It’s All In Your Head
Free The Mind: Can You Rewire The Brain Just By Taking A Breath?
A film by Phie Ambo
Offers Trauma Victims Hope
North American Premiere at Hot Docs
Director Phie Ambo will be in Toronto for the duration of Hot Docs.
Special guest Dr. Richard Davidson will be in Toronto May 2 only, in the afternoon.
The brain is a wondrous instrument. But it has a dark side. Look no further than the statistics that 22 U.S. veteran soldiers commit suicide every day.
Phie Ambo’s Free The Mind: Can You Rewire The Brain Just By Taking A Breath? shows pathologies like Post Traumatic Stress Disorder, ADHD and anxiety being tackled directly, while painting a wide-eyed picture of the organ responsible, a mysterious, unimaginably complex chemical computer with potential that we’ve only begun to explore.
Inspired by her own bout of panic attacks years earlier – treated with meditation rather than medication – the eclectic Danish filmmaker aimed her camera at the works of University of Wisconsin scholar Richard Davidson, the founder of The Center for Investigating Healthy Minds, and three of his case studies.
They were: Steve and Rich, two American Iraq/Afghanistan War veterans, both of whom were plagued with painful nightmares and insomnia, fueled by attacks of conscience over what they’d seen and done while serving their country, and Will, a five-year-old, plagued with anxiety and ADHD.
The filmed results of the breathing exercise/mindfulness meditation and yoga regimen will be controversial – certain to be debated and scrutinized by a medical establishment that has not been able to deal effectively with either trauma or learning disabilities. And there is inherent drama in a procedure that takes war veterans and takes them deep into the memories their brains have elected to bury.
But a traumatic environment like a battlefield effectively rewires the brain, Ambo says. And the only “cure” is to rewire it non-invasively.

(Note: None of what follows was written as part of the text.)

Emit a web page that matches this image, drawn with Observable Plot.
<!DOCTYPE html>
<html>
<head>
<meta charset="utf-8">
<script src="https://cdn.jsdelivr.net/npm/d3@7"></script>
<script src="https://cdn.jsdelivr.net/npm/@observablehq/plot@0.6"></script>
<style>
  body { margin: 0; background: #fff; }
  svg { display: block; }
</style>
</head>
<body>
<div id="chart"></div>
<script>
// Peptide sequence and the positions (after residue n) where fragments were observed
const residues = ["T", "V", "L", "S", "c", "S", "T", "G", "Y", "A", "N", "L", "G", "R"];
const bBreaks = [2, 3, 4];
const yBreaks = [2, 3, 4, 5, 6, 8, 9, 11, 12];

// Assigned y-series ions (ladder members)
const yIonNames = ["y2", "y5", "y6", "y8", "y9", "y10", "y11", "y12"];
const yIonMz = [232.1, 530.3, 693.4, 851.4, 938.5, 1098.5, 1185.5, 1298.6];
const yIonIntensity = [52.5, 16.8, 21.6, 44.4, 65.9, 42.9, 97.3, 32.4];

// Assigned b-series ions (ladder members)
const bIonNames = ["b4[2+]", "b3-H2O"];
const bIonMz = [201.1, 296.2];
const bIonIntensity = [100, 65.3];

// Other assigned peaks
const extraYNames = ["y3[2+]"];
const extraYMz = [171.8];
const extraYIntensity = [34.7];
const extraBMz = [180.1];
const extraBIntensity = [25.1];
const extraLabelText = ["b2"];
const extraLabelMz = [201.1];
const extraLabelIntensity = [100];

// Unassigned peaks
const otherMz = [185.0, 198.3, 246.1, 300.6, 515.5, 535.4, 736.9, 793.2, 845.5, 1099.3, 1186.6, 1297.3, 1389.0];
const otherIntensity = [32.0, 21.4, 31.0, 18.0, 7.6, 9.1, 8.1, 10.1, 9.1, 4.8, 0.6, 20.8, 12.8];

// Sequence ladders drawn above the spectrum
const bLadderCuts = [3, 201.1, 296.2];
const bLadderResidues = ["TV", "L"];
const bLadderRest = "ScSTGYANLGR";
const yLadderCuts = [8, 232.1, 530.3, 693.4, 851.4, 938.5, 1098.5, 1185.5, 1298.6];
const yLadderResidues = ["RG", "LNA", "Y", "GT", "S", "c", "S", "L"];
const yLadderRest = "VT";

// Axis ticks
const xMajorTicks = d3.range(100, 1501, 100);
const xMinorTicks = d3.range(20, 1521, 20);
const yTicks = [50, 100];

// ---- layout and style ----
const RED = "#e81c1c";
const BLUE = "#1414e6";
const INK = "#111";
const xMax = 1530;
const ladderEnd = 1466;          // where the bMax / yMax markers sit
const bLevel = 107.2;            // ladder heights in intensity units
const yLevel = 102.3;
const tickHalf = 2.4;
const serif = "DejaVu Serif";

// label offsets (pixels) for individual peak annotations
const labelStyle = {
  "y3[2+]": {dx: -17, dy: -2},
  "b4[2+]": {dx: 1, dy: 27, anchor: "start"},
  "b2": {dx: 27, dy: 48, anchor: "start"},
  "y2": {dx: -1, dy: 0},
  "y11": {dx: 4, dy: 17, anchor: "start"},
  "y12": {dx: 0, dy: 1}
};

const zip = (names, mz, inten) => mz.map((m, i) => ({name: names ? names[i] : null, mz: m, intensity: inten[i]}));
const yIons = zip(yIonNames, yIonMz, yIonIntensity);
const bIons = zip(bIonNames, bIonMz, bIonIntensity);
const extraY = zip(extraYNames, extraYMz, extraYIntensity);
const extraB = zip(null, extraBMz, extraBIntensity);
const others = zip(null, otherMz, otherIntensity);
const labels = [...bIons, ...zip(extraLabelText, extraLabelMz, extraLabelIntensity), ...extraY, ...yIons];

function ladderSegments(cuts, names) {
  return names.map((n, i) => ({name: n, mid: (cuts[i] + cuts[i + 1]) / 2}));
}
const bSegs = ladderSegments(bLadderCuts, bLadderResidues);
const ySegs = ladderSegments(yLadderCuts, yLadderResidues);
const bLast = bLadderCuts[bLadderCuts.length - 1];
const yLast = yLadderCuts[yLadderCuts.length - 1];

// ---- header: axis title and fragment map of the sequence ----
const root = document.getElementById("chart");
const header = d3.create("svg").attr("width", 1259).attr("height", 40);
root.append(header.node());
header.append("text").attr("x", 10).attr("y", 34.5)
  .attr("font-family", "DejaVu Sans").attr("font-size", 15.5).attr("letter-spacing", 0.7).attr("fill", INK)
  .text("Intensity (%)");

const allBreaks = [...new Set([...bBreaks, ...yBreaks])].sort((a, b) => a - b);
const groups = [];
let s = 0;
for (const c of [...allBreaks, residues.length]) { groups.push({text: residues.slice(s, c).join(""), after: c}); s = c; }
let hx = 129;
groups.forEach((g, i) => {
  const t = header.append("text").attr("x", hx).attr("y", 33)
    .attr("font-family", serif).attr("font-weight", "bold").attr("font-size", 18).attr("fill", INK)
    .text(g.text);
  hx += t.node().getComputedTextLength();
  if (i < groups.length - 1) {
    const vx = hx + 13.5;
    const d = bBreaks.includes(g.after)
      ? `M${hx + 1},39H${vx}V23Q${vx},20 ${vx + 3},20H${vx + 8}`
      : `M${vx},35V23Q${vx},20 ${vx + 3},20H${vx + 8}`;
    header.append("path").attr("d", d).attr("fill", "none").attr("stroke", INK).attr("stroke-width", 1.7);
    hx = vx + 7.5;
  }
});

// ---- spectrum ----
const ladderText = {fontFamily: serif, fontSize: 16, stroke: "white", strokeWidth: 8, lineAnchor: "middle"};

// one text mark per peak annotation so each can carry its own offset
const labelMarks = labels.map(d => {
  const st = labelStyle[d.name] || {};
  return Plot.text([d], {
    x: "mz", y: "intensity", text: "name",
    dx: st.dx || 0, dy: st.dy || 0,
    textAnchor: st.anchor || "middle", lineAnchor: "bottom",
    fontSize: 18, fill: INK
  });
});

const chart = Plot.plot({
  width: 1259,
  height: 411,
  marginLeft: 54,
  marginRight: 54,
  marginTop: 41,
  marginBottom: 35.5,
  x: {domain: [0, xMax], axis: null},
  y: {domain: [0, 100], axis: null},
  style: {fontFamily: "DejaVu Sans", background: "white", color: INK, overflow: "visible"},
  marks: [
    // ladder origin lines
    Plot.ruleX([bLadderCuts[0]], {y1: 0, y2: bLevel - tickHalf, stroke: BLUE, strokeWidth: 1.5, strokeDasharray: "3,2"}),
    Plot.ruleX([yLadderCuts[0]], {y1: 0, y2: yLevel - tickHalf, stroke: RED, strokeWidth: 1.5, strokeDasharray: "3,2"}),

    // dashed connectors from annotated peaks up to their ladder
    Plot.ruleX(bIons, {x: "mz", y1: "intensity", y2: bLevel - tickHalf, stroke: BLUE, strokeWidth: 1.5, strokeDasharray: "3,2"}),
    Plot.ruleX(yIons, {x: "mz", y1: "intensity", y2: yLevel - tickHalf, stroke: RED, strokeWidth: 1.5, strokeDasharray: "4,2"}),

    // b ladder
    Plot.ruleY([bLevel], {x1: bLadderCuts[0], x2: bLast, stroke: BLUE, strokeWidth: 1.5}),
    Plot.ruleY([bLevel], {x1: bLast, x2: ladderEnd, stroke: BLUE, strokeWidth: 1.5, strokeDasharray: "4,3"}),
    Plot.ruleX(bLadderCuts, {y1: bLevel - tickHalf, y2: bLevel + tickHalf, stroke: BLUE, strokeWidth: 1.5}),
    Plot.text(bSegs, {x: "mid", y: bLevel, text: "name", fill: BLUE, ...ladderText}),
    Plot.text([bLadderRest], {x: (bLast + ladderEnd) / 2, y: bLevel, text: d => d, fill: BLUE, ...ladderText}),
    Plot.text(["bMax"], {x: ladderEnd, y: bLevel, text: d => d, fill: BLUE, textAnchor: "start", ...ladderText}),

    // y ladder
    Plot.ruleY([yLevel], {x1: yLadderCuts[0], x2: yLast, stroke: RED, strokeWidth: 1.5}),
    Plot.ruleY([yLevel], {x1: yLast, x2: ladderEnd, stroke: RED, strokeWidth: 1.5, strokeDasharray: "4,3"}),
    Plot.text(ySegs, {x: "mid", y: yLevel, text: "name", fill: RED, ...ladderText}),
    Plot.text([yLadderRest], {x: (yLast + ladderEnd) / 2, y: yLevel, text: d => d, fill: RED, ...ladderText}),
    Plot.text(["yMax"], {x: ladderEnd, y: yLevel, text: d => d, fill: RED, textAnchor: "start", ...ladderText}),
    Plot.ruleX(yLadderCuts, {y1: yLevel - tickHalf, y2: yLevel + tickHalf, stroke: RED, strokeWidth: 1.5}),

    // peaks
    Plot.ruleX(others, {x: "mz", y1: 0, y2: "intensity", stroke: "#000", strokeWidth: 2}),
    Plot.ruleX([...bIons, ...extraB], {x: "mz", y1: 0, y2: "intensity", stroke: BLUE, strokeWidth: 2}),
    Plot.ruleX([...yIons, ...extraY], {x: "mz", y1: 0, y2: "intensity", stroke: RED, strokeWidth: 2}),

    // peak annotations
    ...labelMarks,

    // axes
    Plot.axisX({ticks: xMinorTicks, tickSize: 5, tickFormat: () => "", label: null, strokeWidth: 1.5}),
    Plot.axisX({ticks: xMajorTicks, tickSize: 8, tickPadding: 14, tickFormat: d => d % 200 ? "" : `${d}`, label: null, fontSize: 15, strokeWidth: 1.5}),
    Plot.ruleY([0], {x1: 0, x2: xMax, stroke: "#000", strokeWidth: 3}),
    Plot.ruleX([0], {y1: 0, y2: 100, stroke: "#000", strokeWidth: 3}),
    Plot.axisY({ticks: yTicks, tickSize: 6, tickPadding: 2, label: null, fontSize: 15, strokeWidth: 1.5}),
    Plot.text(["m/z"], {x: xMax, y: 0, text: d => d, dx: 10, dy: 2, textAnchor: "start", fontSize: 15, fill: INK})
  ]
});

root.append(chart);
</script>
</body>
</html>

“We are entering a new era,” says director Ambo. “Constantly, new fundamental questions are raised about who we are as human beings. The more questions asked, the more obvious it is to me how many things we still don’t understand. I find that very inspiring!”

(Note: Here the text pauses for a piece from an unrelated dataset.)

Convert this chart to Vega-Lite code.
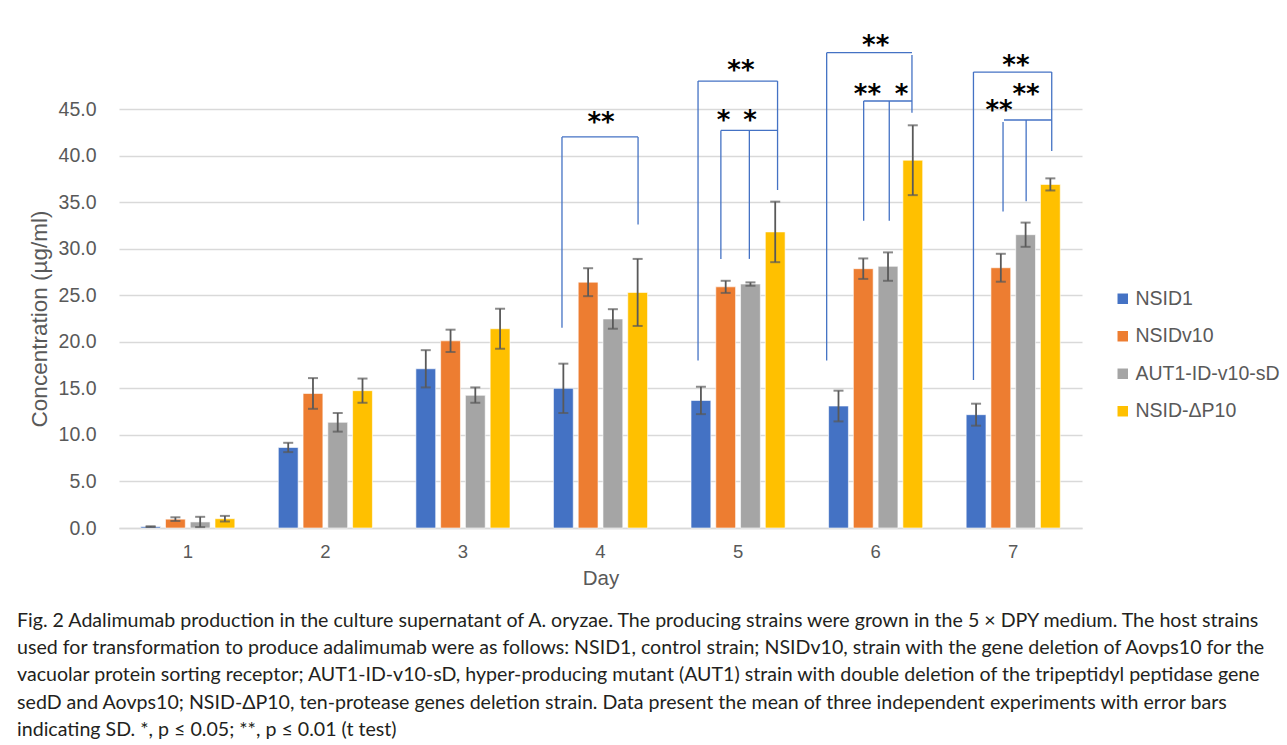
{
  "$schema": "https://vega.github.io/schema/vega-lite/v6.json",
  "width": 963,
  "height": 419,
  "autosize": {"type": "none"},
  "padding": {"left": 119, "top": 109, "right": 205, "bottom": 217},
  "background": "white",
  "config": {"view": {"stroke": null}, "font": "Liberation Sans"},
  "datasets": {
    "bars": [
      {"Day": "1", "Strain": "NSID1", "Mean": 0.15, "Lo": 0.1, "Hi": 0.2},
      {"Day": "1", "Strain": "NSIDv10", "Mean": 0.95, "Lo": 0.75, "Hi": 1.15},
      {"Day": "1", "Strain": "AUT1-ID-v10-sD", "Mean": 0.65, "Lo": 0.1, "Hi": 1.2},
      {"Day": "1", "Strain": "NSID-ΔP10", "Mean": 1.0, "Lo": 0.7, "Hi": 1.3},
      {"Day": "2", "Strain": "NSID1", "Mean": 8.65, "Lo": 8.15, "Hi": 9.15},
      {"Day": "2", "Strain": "NSIDv10", "Mean": 14.45, "Lo": 12.8, "Hi": 16.1},
      {"Day": "2", "Strain": "AUT1-ID-v10-sD", "Mean": 11.35, "Lo": 10.35, "Hi": 12.35},
      {"Day": "2", "Strain": "NSID-ΔP10", "Mean": 14.75, "Lo": 13.45, "Hi": 16.05},
      {"Day": "3", "Strain": "NSID1", "Mean": 17.1, "Lo": 15.1, "Hi": 19.1},
      {"Day": "3", "Strain": "NSIDv10", "Mean": 20.1, "Lo": 18.9, "Hi": 21.3},
      {"Day": "3", "Strain": "AUT1-ID-v10-sD", "Mean": 14.25, "Lo": 13.45, "Hi": 15.1},
      {"Day": "3", "Strain": "NSID-ΔP10", "Mean": 21.4, "Lo": 19.25, "Hi": 23.55},
      {"Day": "4", "Strain": "NSID1", "Mean": 15.0, "Lo": 12.35, "Hi": 17.65},
      {"Day": "4", "Strain": "NSIDv10", "Mean": 26.4, "Lo": 24.9, "Hi": 27.9},
      {"Day": "4", "Strain": "AUT1-ID-v10-sD", "Mean": 22.45, "Lo": 21.4, "Hi": 23.5},
      {"Day": "4", "Strain": "NSID-ΔP10", "Mean": 25.3, "Lo": 21.7, "Hi": 28.9},
      {"Day": "5", "Strain": "NSID1", "Mean": 13.7, "Lo": 12.23, "Hi": 15.17},
      {"Day": "5", "Strain": "NSIDv10", "Mean": 25.9, "Lo": 25.25, "Hi": 26.55},
      {"Day": "5", "Strain": "AUT1-ID-v10-sD", "Mean": 26.2, "Lo": 26.02, "Hi": 26.38},
      {"Day": "5", "Strain": "NSID-ΔP10", "Mean": 31.8, "Lo": 28.55, "Hi": 35.05},
      {"Day": "6", "Strain": "NSID1", "Mean": 13.1, "Lo": 11.45, "Hi": 14.75},
      {"Day": "6", "Strain": "NSIDv10", "Mean": 27.85, "Lo": 26.75, "Hi": 28.95},
      {"Day": "6", "Strain": "AUT1-ID-v10-sD", "Mean": 28.1, "Lo": 26.55, "Hi": 29.6},
      {"Day": "6", "Strain": "NSID-ΔP10", "Mean": 39.5, "Lo": 35.75, "Hi": 43.25},
      {"Day": "7", "Strain": "NSID1", "Mean": 12.17, "Lo": 10.99, "Hi": 13.35},
      {"Day": "7", "Strain": "NSIDv10", "Mean": 27.95, "Lo": 26.45, "Hi": 29.45},
      {"Day": "7", "Strain": "AUT1-ID-v10-sD", "Mean": 31.5, "Lo": 30.2, "Hi": 32.8},
      {"Day": "7", "Strain": "NSID-ΔP10", "Mean": 36.9, "Lo": 36.25, "Hi": 37.55}
    ],
    "brackets": [
      {"x": 3.72, "x2": 3.72, "y": 21.5, "y2": 42.0},
      {"x": 3.72, "x2": 4.273, "y": 42.0, "y2": 42.0},
      {"x": 4.273, "x2": 4.273, "y": 42.0, "y2": 32.6},
      {"x": 4.709, "x2": 4.709, "y": 18.0, "y2": 48.0},
      {"x": 4.709, "x2": 5.287, "y": 48.0, "y2": 48.0},
      {"x": 5.287, "x2": 5.287, "y": 48.0, "y2": 36.3},
      {"x": 4.875, "x2": 5.287, "y": 42.7, "y2": 42.7},
      {"x": 4.875, "x2": 4.875, "y": 28.9, "y2": 42.7},
      {"x": 5.082, "x2": 5.082, "y": 28.9, "y2": 42.7},
      {"x": 5.644, "x2": 5.644, "y": 18.0, "y2": 51.05},
      {"x": 5.644, "x2": 6.264, "y": 51.05, "y2": 51.05},
      {"x": 6.264, "x2": 6.264, "y": 50.8, "y2": 44.6},
      {"x": 5.913, "x2": 6.264, "y": 45.86, "y2": 45.86},
      {"x": 5.913, "x2": 5.913, "y": 33.0, "y2": 45.86},
      {"x": 6.099, "x2": 6.099, "y": 33.0, "y2": 45.86},
      {"x": 6.711, "x2": 6.711, "y": 15.9, "y2": 48.97},
      {"x": 6.711, "x2": 7.28, "y": 48.97, "y2": 48.97},
      {"x": 7.28, "x2": 7.28, "y": 48.97, "y2": 40.5},
      {"x": 6.933, "x2": 7.28, "y": 43.82, "y2": 43.82},
      {"x": 6.926, "x2": 6.926, "y": 34.0, "y2": 43.6},
      {"x": 7.094, "x2": 7.094, "y": 35.1, "y2": 43.82}
    ],
    "stars": [
      {"x": 4.004, "y": 44.3, "t": "**"},
      {"x": 4.894, "y": 44.5, "t": "*"},
      {"x": 5.087, "y": 44.5, "t": "*"},
      {"x": 5.021, "y": 49.85, "t": "**"},
      {"x": 5.94, "y": 47.26, "t": "**"},
      {"x": 6.189, "y": 47.26, "t": "*"},
      {"x": 6.0, "y": 52.5, "t": "**"},
      {"x": 6.897, "y": 45.5, "t": "**"},
      {"x": 7.093, "y": 47.3, "t": "**"},
      {"x": 7.02, "y": 50.4, "t": "**"}
    ]
  },
  "title": {
    "text": [
      "Fig. 2  Adalimumab production in the culture supernatant of A. oryzae. The producing strains were grown in the 5 × DPY medium. The host strains",
      "used for transformation to produce adalimumab were as follows: NSID1, control strain; NSIDv10, strain with the gene deletion of Aovps10 for the",
      "vacuolar protein sorting receptor; AUT1-ID-v10-sD, hyper-producing mutant (AUT1) strain with double deletion of the tripeptidyl peptidase gene",
      "sedD and Aovps10; NSID-ΔP10, ten-protease genes deletion strain. Data present the mean of three independent experiments with error bars",
      "indicating SD. *, p ≤ 0.05; **, p ≤ 0.01 (t test)"
    ],
    "orient": "bottom",
    "anchor": "start",
    "frame": "bounds",
    "dx": -11,
    "offset": 23,
    "font": "Lato",
    "fontSize": 19.6,
    "fontWeight": "normal",
    "color": "#231f20",
    "lineHeight": 27.2
  },
  "layer": [
    {
      "data": {"name": "bars"},
      "encoding": {
        "x": {
          "field": "Day", "type": "ordinal",
          "scale": {"paddingInner": 0.28, "paddingOuter": 0.14},
          "axis": {
            "title": "Day", "labelAngle": 0, "labelFontSize": 18.5, "labelColor": "#595959",
            "labelPadding": 14, "titleFontSize": 20.5, "titleColor": "#595959", "titleFontWeight": "normal",
            "titlePadding": 8, "domainColor": "#d9d9d9", "domainWidth": 1.5, "ticks": false, "grid": false
          }
        },
        "xOffset": {
          "field": "Strain", "type": "nominal",
          "sort": ["NSID1", "NSIDv10", "AUT1-ID-v10-sD", "NSID-ΔP10"],
          "scale": {"paddingInner": 0.2, "paddingOuter": 0.1}
        }
      },
      "layer": [
        {
          "mark": {"type": "bar", "stroke": "white", "strokeOpacity": 0.6, "strokeWidth": 1},
          "encoding": {
            "y": {
              "field": "Mean", "type": "quantitative",
              "scale": {"domain": [0, 45], "nice": false},
              "axis": {
                "values": [0, 5, 10, 15, 20, 25, 30, 35, 40, 45], "format": ".1f",
                "labelFontSize": 19.5, "labelColor": "#595959", "labelPadding": 23,
                "domain": false, "ticks": false, "gridColor": "#d9d9d9", "gridWidth": 1.5,
                "title": "Concentration (µg/ml)", "titleFontSize": 22.5, "titleFontWeight": "normal",
                "titleColor": "#595959", "titlePadding": 7
              }
            },
            "color": {
              "field": "Strain", "type": "nominal",
              "sort": ["NSID1", "NSIDv10", "AUT1-ID-v10-sD", "NSID-ΔP10"],
              "scale": {
                "domain": ["NSID1", "NSIDv10", "AUT1-ID-v10-sD", "NSID-ΔP10"],
                "range": ["#4472c4", "#ed7d31", "#a5a5a5", "#ffc000"]
              },
              "legend": {
                "title": null, "orient": "none", "legendX": 994, "legendY": 180,
                "symbolType": "square", "symbolSize": 110, "symbolStrokeWidth": 0,
                "labelFontSize": 19.5, "labelColor": "#595959", "rowPadding": 16.5, "labelOffset": 3
              }
            }
          }
        },
        {
          "mark": {"type": "rule", "color": "#595959", "strokeWidth": 1.8},
          "encoding": {
            "y": {"field": "Lo", "type": "quantitative", "scale": {"domain": [0, 45], "nice": false}},
            "y2": {"field": "Hi"}
          }
        },
        {
          "mark": {"type": "tick", "color": "#595959", "size": 10, "thickness": 2},
          "encoding": {
            "y": {"field": "Lo", "type": "quantitative", "scale": {"domain": [0, 45], "nice": false}}
          }
        },
        {
          "mark": {"type": "tick", "color": "#595959", "size": 10, "thickness": 2},
          "encoding": {
            "y": {"field": "Hi", "type": "quantitative", "scale": {"domain": [0, 45], "nice": false}}
          }
        }
      ]
    },
    {
      "data": {"name": "brackets"},
      "mark": {"type": "rule", "color": "#4472c4", "strokeWidth": 1.3, "clip": false},
      "encoding": {
        "x": {"field": "x", "type": "quantitative", "scale": {"domain": [0.5, 7.5], "nice": false, "zero": false}, "axis": null},
        "x2": {"field": "x2"},
        "y": {"field": "y", "type": "quantitative", "scale": {"domain": [0, 45], "nice": false}},
        "y2": {"field": "y2"}
      }
    },
    {
      "data": {"name": "stars"},
      "mark": {"type": "text", "font": "DejaVu Sans", "fontWeight": "bold", "fontSize": 26, "baseline": "alphabetic", "dy": 15, "color": "#000000", "clip": false},
      "encoding": {
        "x": {"field": "x", "type": "quantitative", "scale": {"domain": [0.5, 7.5], "nice": false, "zero": false}, "axis": null},
        "y": {"field": "y", "type": "quantitative", "scale": {"domain": [0, 45], "nice": false}},
        "text": {"field": "t"}
      }
    }
  ],
  "resolve": {"scale": {"x": "independent"}}
}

Free The Mind is the second film of Ambo’s trilogy on the human mind. The first, Mechanical Love (2007) about man’s relationship to robots, questions what is a feeling and how is it manifested in the mind and the body. “Characteristic for both films is their location in the field where science meets reality, where scientists use question marks instead of dots,” she says.
“In Free The Mind the central questions are: ‘What is a thought and how does it create a manifestation in the body?’ and ‘Can we make a physical change of the brain only by the power of thoughts?’”
Other previous works by Ambo include Gambler (2006), which examined the conflicted personality of then lesser-known director Nicolas Winding Refn (Drive) and Family (2001) winner of the Joris Ivens Award, at IDFA, Amsterdam.
Produced by Sigrid Dyekjaer, Co-Produced by Kaarle Aho, Edited by Marion Tuor, Music Composed by Johann Johannsson. Produced by Danish Documentary Production with the support from the Danish Film Institute, DR Broadcast Corporation, Norkisk Film & TV Fond, YLE, Finnish Film Institute and Media.